== INPUT DATA
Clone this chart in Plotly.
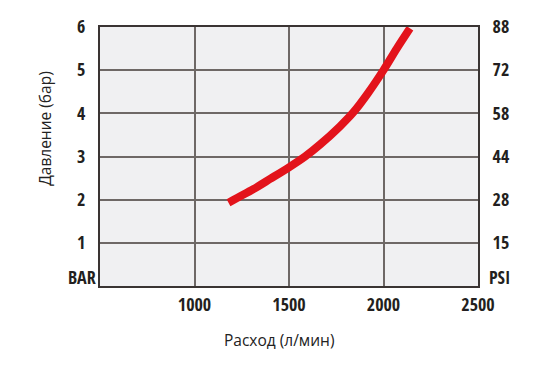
import plotly.graph_objects as go

flow = [1180, 1310, 1400, 1500, 1585, 1665, 1770, 1840, 1920, 2000, 2070, 2140]
pressure_bar = [1.93, 2.24, 2.48, 2.75, 3.0, 3.28, 3.70, 4.02, 4.48, 5.0, 5.5, 5.97]

bar_ticks = [1, 2, 3, 4, 5, 6]
psi_labels = ["15", "28", "44", "58", "72", "88"]
x_ticks = [1000, 1500, 2000, 2500]

tick_font = dict(family="Open Sans Condensed, DejaVu Sans Condensed", size=18, color="#231f20", weight="bold")
title_font = dict(family="Open Sans, Noto Sans", size=15.5, color="#222")
grid_col = "#6e6866"
frame_col = "#3a3433"

fig = go.Figure()
fig.add_trace(go.Scatter(x=flow, y=pressure_bar, mode="lines",
                         line=dict(color="#e3131b", width=8, shape="spline", smoothing=0.8),
                         showlegend=False, hoverinfo="skip"))
fig.add_trace(go.Scatter(x=flow, y=pressure_bar, yaxis="y2", mode="lines", line=dict(width=0),
                         showlegend=False, hoverinfo="skip", opacity=0))

fig.update_layout(
    width=525, height=362,
    margin=dict(l=92, r=55, t=19, b=84),
    paper_bgcolor="white", plot_bgcolor="#f0f0f2",
    xaxis=dict(range=[500, 2500], tickvals=x_ticks, ticktext=[str(v) for v in x_ticks],
               showgrid=True, gridcolor=grid_col, gridwidth=1.5, showline=True, linecolor=frame_col,
               linewidth=2, mirror=True, tickfont=tick_font, ticks="outside", ticklen=1,
               tickcolor="rgba(0,0,0,0)", zeroline=False, automargin=False),
    yaxis=dict(range=[0, 6], tickvals=bar_ticks, ticktext=[str(v) for v in bar_ticks],
               showgrid=True, gridcolor=grid_col, gridwidth=1.5, showline=True, linecolor=frame_col,
               linewidth=2, mirror=True, tickfont=tick_font, ticks="outside", ticklen=9,
               tickcolor="rgba(0,0,0,0)", zeroline=False, automargin=False),
    yaxis2=dict(range=[0, 6], overlaying="y", side="right", tickvals=bar_ticks, ticktext=psi_labels,
                showgrid=False, tickfont=tick_font, ticks="outside", ticklen=10,
                tickcolor="rgba(0,0,0,0)", zeroline=False, showline=False, automargin=False),
    annotations=[
        dict(text="BAR", xref="paper", yref="paper", x=-0.048, y=0.035, showarrow=False,
             font=tick_font, xanchor="center", yanchor="middle"),
        dict(text="PSI", xref="paper", yref="paper", x=1.058, y=0.035, showarrow=False,
             font=tick_font, xanchor="center", yanchor="middle"),
        dict(text="Давление (бар)", xref="paper", yref="paper", x=-0.146, y=0.61, showarrow=False,
             textangle=-90, font=title_font, xanchor="center", yanchor="middle"),
        dict(text="Расход (л/мин)", xref="paper", yref="paper", x=0.473, y=-0.208, showarrow=False,
             font=title_font, xanchor="center", yanchor="middle"),
    ],
)

fig.write_html("out.html")
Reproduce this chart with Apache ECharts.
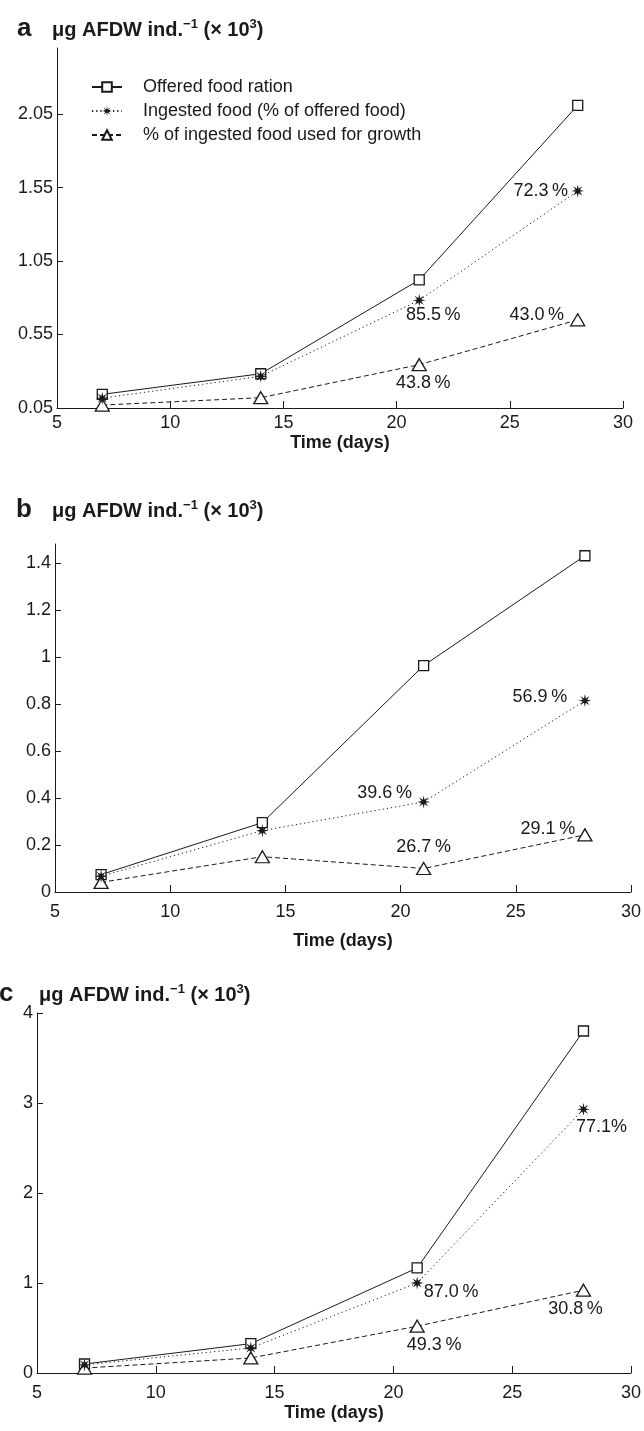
<!DOCTYPE html>
<html>
<head>
<meta charset="utf-8">
<script src="https://cdn.jsdelivr.net/npm/echarts@6/dist/echarts.min.js"></script>
<style>
html,body{margin:0;padding:0;background:#fff;}
#chart{width:644px;height:1431px;}
</style>
</head>
<body>
<div id="chart"></div>
<script>
// ---------- data ----------
const days = [7, 14, 21, 28];
const seriesNames = ['Offered food ration', 'Ingested food (% of offered food)', '% of ingested food used for growth'];

const offeredA  = [0.143, 0.283, 0.922, 2.11];
const ingestedA = [0.117, 0.266, 0.783, 1.527];
const growthA   = [0.07, 0.12, 0.345, 0.65];
const ingestedPctA = [null, null, '85.5\u2009%', '72.3\u2009%'];
const growthPctA   = [null, null, '43.8\u2009%', '43.0\u2009%'];

const offeredB  = [0.074, 0.295, 0.963, 1.43];
const ingestedB = [0.067, 0.261, 0.383, 0.814];
const growthB   = [0.041, 0.15, 0.10, 0.243];
const ingestedPctB = [null, null, '39.6\u2009%', '56.9\u2009%'];
const growthPctB   = [null, null, '26.7\u2009%', '29.1\u2009%'];

const offeredC  = [0.10, 0.326, 1.167, 3.80];
const ingestedC = [0.09, 0.278, 1.0, 2.93];
const growthC   = [0.055, 0.167, 0.52, 0.92];
const ingestedPctC = [null, null, '87.0\u2009%', '77.1%'];
const growthPctC   = [null, null, '49.3\u2009%', '30.8\u2009%'];

const xTicks  = [5, 10, 15, 20, 25, 30];
const yTicksA = [0.05, 0.55, 1.05, 1.55, 2.05];
const yTicksB = [0, 0.2, 0.4, 0.6, 0.8, 1, 1.2, 1.4];
const yTicksC = [0, 1, 2, 3, 4];
const panelLetters = ['a', 'b', 'c'];
const yTitleParts = ['\u03bcg AFDW ind.', '\u22121', ' (\u00d7 10', '3', ')'];
const xTitle = 'Time (days)';

// ---------- styles / layout ----------
const INK = '#1a1a1a';
const FONT = 'Liberation Sans, Arial, Helvetica, sans-serif';
const FS = 18;

// label centre offsets from the marker (style only)
const labelOffset = {
  a: { ing: [null, null, [14, 15], [-37, 0]],  gro: [null, null, [4, 18], [-41, -5]] },
  b: { ing: [null, null, [-39, -9], [-45, -4]], gro: [null, null, [0, -21], [-37, -6]] },
  c: { ing: [null, null, [34, 9], [18, 18]],   gro: [null, null, [17, 19], [-8, 19]] }
};

const grids = [
  {left: 57, top: 48, width: 566, height: 360},
  {left: 55, top: 544, width: 576, height: 348},
  {left: 37, top: 1013, width: 594, height: 360}
];
const yRanges = [
  {min: 0.05, max: 2.5, ticks: yTicksA},
  {min: 0, max: 1.48, ticks: yTicksB},
  {min: 0, max: 4, ticks: yTicksC}
];
const labelMargin = [6, 11, 11];
const nameGaps = [26, 40, 31];
const titleTop = [13, 494, 978];
const titleLeft = [47, 47, 34];
const letterLeft = [12, 11, -6];

// asterisk-like 8-point star path
function starPath() {
  let d = '';
  for (let i = 0; i < 16; i++) {
    const a = i * Math.PI / 8 - Math.PI / 2;
    const r = (i % 2 === 0) ? 50 : 18;
    const x = (50 + r * Math.cos(a)).toFixed(2);
    const y = (50 + r * Math.sin(a)).toFixed(2);
    d += (i === 0 ? 'M' : 'L') + x + ' ' + y + ' ';
  }
  return 'path://' + d + 'Z';
}
const STAR = starPath();

function pts(vals, labels, offs) {
  return days.map((d, i) => {
    const item = {value: [d, vals[i]]};
    if (labels && labels[i]) {
      item.label = {
        show: true, formatter: labels[i], position: 'inside',
        align: 'center', verticalAlign: 'middle',
        offset: offs[i] || [0, 0], color: INK, fontSize: FS, fontFamily: FONT
      };
    }
    return item;
  });
}

const panels = [
  {o: offeredA, i: ingestedA, g: growthA, ip: ingestedPctA, gp: growthPctA, key: 'a'},
  {o: offeredB, i: ingestedB, g: growthB, ip: ingestedPctB, gp: growthPctB, key: 'b'},
  {o: offeredC, i: ingestedC, g: growthC, ip: ingestedPctC, gp: growthPctC, key: 'c'}
];

const xAxes = [], yAxes = [], series = [], titles = [];

panels.forEach((p, k) => {
  xAxes.push({
    type: 'value', gridIndex: k, min: xTicks[0], max: xTicks[xTicks.length - 1], interval: 5,
    name: xTitle, nameLocation: 'middle', nameGap: nameGaps[k],
    nameTextStyle: {color: INK, fontSize: FS, fontWeight: 'bold', fontFamily: FONT},
    axisLine: {show: true, lineStyle: {color: INK, width: 1}},
    axisTick: {show: true, inside: true, length: 7, lineStyle: {color: INK}},
    axisLabel: {color: INK, fontSize: FS, fontFamily: FONT, margin: labelMargin[k]},
    splitLine: {show: false}
  });
  const yr = yRanges[k];
  yAxes.push({
    type: 'value', gridIndex: k, min: yr.min, max: yr.max,
    axisLine: {show: true, lineStyle: {color: INK, width: 1}},
    axisTick: {show: true, inside: true, length: 6, lineStyle: {color: INK}, customValues: yr.ticks},
    axisLabel: {color: INK, fontSize: FS, fontFamily: FONT, margin: 4, customValues: yr.ticks,
                formatter: v => String(+(+v).toFixed(2))},
    splitLine: {show: false}
  });
  titles.push({text: panelLetters[k], left: letterLeft[k], top: titleTop[k] - 2,
               textStyle: {color: INK, fontSize: 26, fontWeight: 'bold', fontFamily: FONT}});
  titles.push({
    text: '{b|' + yTitleParts[0] + '}{s|' + yTitleParts[1] + '}{b|' + yTitleParts[2] + '}{s|' + yTitleParts[3] + '}{b|' + yTitleParts[4] + '}',
    left: titleLeft[k], top: titleTop[k],
    textStyle: {
      rich: {
        b: {color: INK, fontSize: 20, fontWeight: 'bold', fontFamily: FONT, lineHeight: 22, verticalAlign: 'bottom'},
        s: {color: INK, fontSize: 13, fontWeight: 'bold', fontFamily: FONT, lineHeight: 13, verticalAlign: 'top'}
      }
    }
  });
  const lo = labelOffset[p.key];
  series.push({
    name: seriesNames[0], type: 'line', xAxisIndex: k, yAxisIndex: k,
    data: pts(p.o), symbol: 'rect', symbolSize: 10, z: 3,
    itemStyle: {color: '#fff', borderColor: INK, borderWidth: 1.3},
    lineStyle: {color: INK, width: 1, type: 'solid'}
  });
  series.push({
    name: seriesNames[1], type: 'line', xAxisIndex: k, yAxisIndex: k,
    data: pts(p.i, p.ip, lo.ing), symbol: STAR, symbolSize: 13, z: 4,
    itemStyle: {color: INK, borderColor: INK, borderWidth: 0},
    lineStyle: {color: INK, width: 1, type: [1.2, 3]}
  });
  series.push({
    name: seriesNames[2], type: 'line', xAxisIndex: k, yAxisIndex: k,
    data: pts(p.g, p.gp, lo.gro), symbol: 'triangle', symbolSize: [14, 12], z: 3,
    itemStyle: {color: '#fff', borderColor: INK, borderWidth: 1.3},
    lineStyle: {color: INK, width: 1, type: [5, 3]}
  });
});

const chart = echarts.init(document.getElementById('chart'), null, {renderer: 'canvas'});
chart.setOption({
  backgroundColor: '#fff',
  animation: false,
  title: titles,
  legend: {
    data: seriesNames, orient: 'vertical', left: 86, top: 73, itemGap: 6,
    itemWidth: 30, itemHeight: 12, selectedMode: false,
    textStyle: {color: INK, fontSize: FS, fontFamily: FONT, padding: [0, 0, 0, 16]}
  },
  grid: grids,
  xAxis: xAxes,
  yAxis: yAxes,
  series: series
});
</script>
</body>
</html>
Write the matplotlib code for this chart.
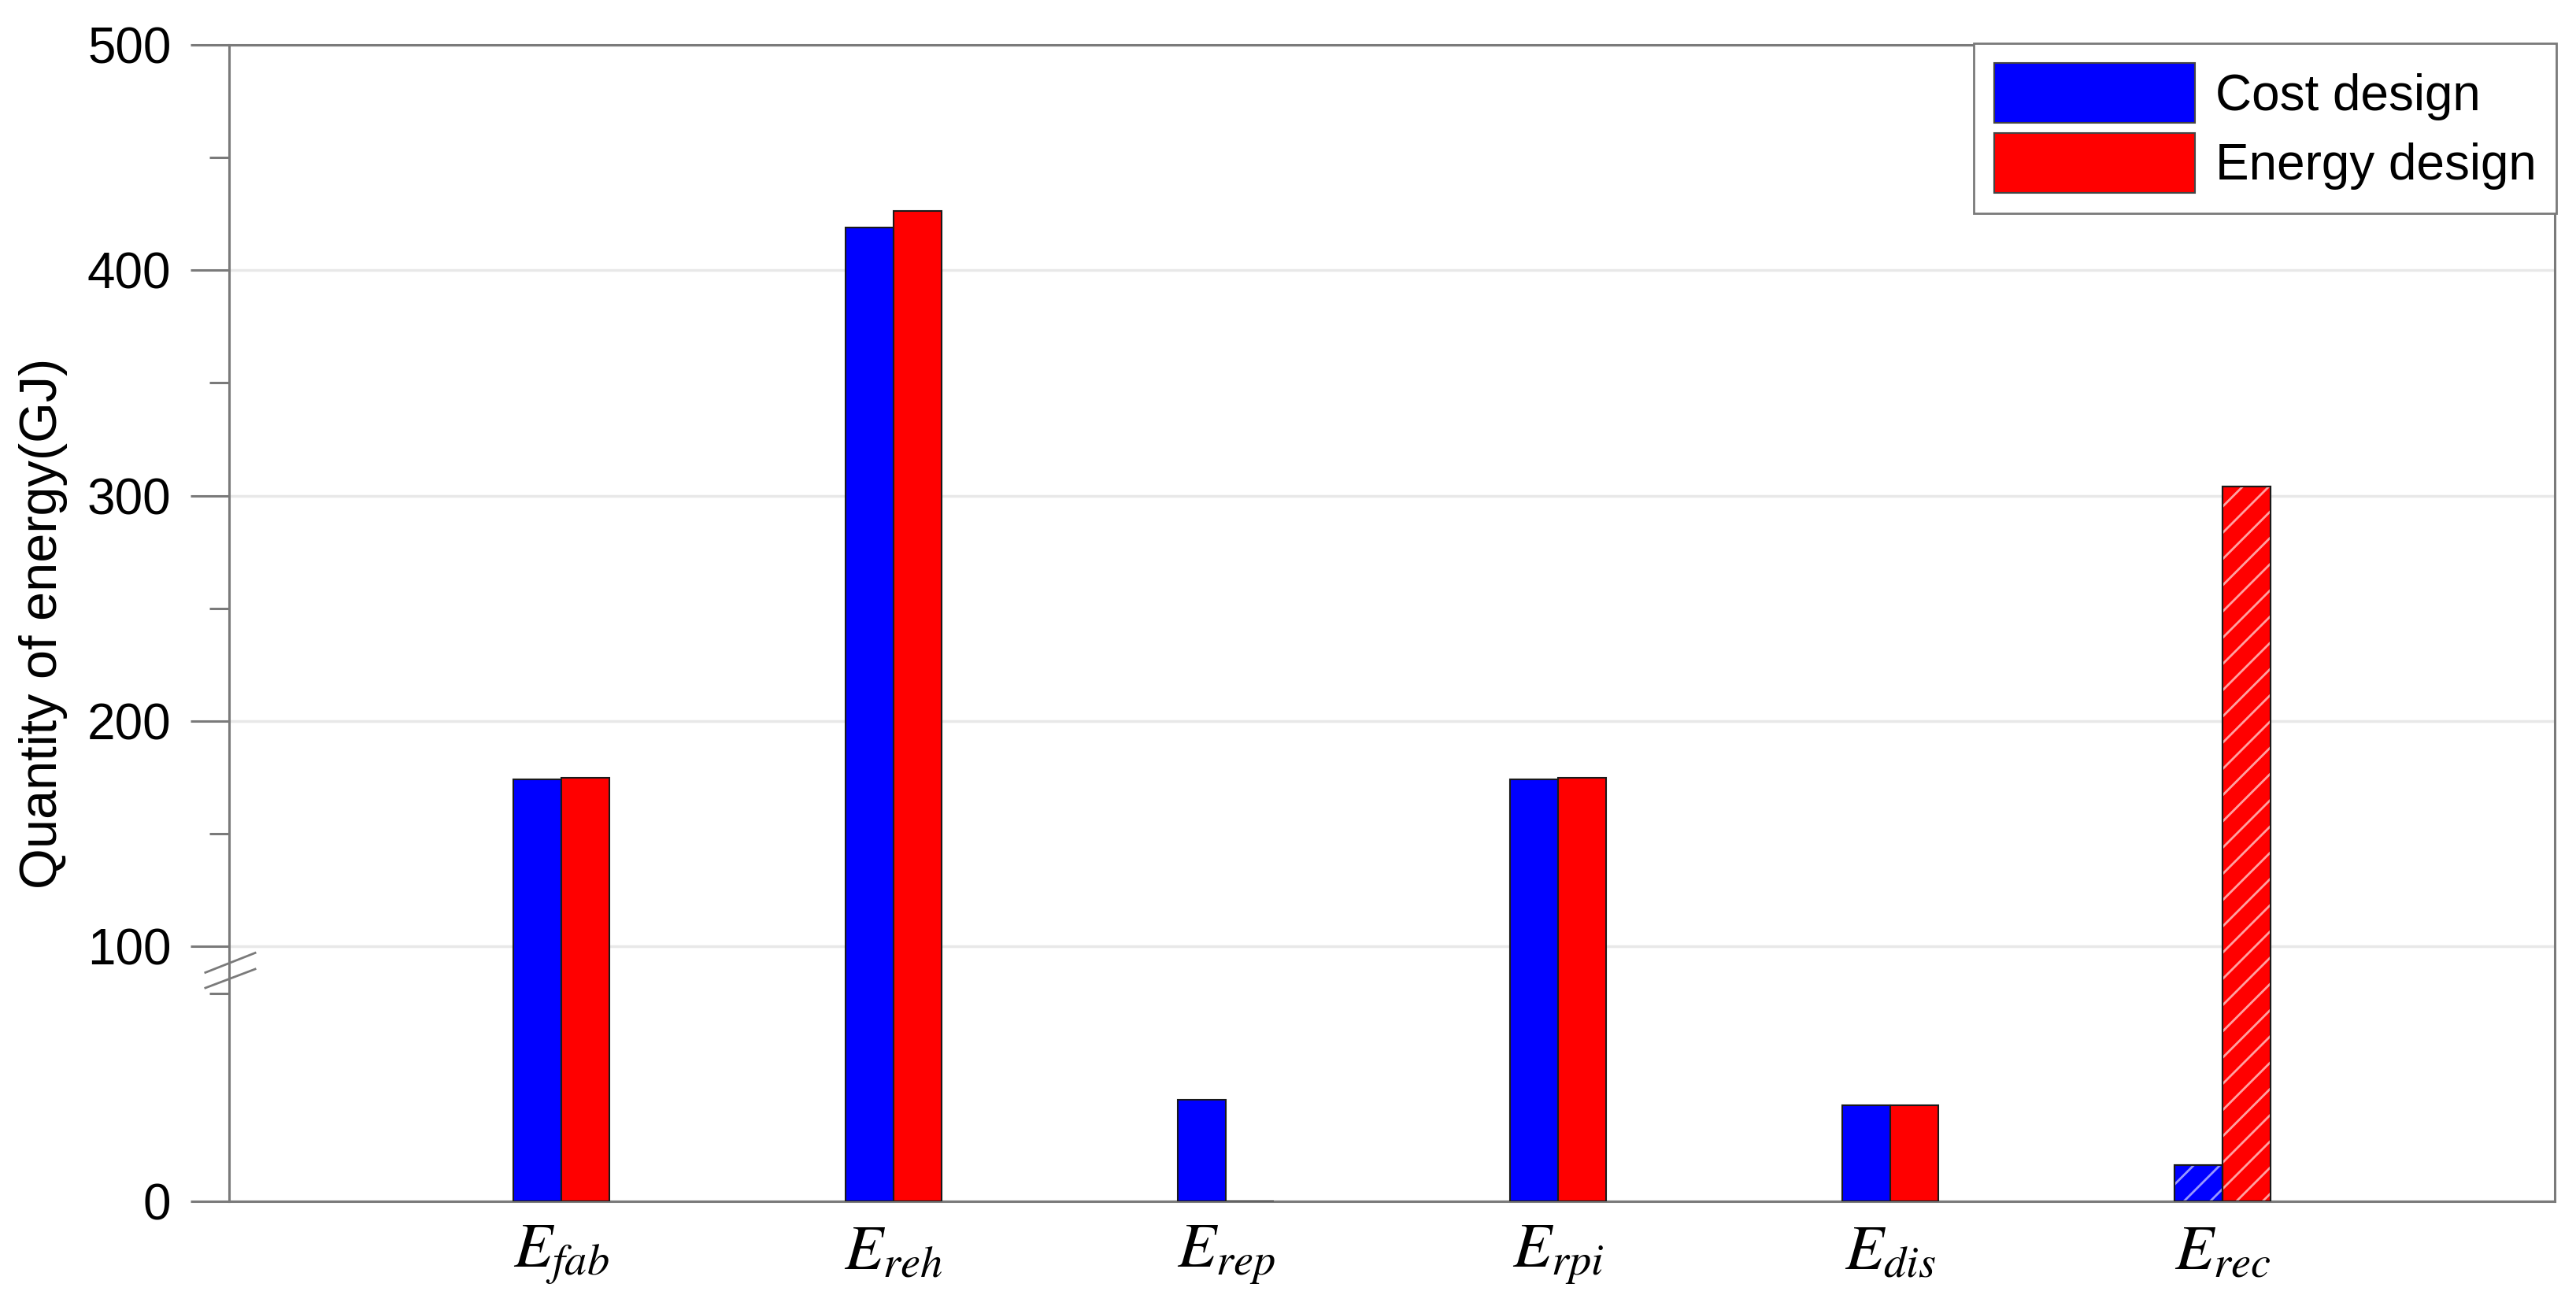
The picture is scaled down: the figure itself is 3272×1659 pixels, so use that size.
====
Only the stretch from the line with "Reproduce this chart with Apache ECharts." through the line with "const xTitle = 'Time (days)';" should be copied, exactly and with both ends. Drop the pictures.

Reproduce this chart with Apache ECharts.
<!DOCTYPE html>
<html>
<head>
<meta charset="utf-8">
<script src="https://cdn.jsdelivr.net/npm/echarts@6/dist/echarts.min.js"></script>
<style>
html,body{margin:0;padding:0;background:#fff;}
#chart{width:644px;height:1431px;}
</style>
</head>
<body>
<div id="chart"></div>
<script>
// ---------- data ----------
const days = [7, 14, 21, 28];
const seriesNames = ['Offered food ration', 'Ingested food (% of offered food)', '% of ingested food used for growth'];

const offeredA  = [0.143, 0.283, 0.922, 2.11];
const ingestedA = [0.117, 0.266, 0.783, 1.527];
const growthA   = [0.07, 0.12, 0.345, 0.65];
const ingestedPctA = [null, null, '85.5\u2009%', '72.3\u2009%'];
const growthPctA   = [null, null, '43.8\u2009%', '43.0\u2009%'];

const offeredB  = [0.074, 0.295, 0.963, 1.43];
const ingestedB = [0.067, 0.261, 0.383, 0.814];
const growthB   = [0.041, 0.15, 0.10, 0.243];
const ingestedPctB = [null, null, '39.6\u2009%', '56.9\u2009%'];
const growthPctB   = [null, null, '26.7\u2009%', '29.1\u2009%'];

const offeredC  = [0.10, 0.326, 1.167, 3.80];
const ingestedC = [0.09, 0.278, 1.0, 2.93];
const growthC   = [0.055, 0.167, 0.52, 0.92];
const ingestedPctC = [null, null, '87.0\u2009%', '77.1%'];
const growthPctC   = [null, null, '49.3\u2009%', '30.8\u2009%'];

const xTicks  = [5, 10, 15, 20, 25, 30];
const yTicksA = [0.05, 0.55, 1.05, 1.55, 2.05];
const yTicksB = [0, 0.2, 0.4, 0.6, 0.8, 1, 1.2, 1.4];
const yTicksC = [0, 1, 2, 3, 4];
const panelLetters = ['a', 'b', 'c'];
const yTitleParts = ['\u03bcg AFDW ind.', '\u22121', ' (\u00d7 10', '3', ')'];
const xTitle = 'Time (days)';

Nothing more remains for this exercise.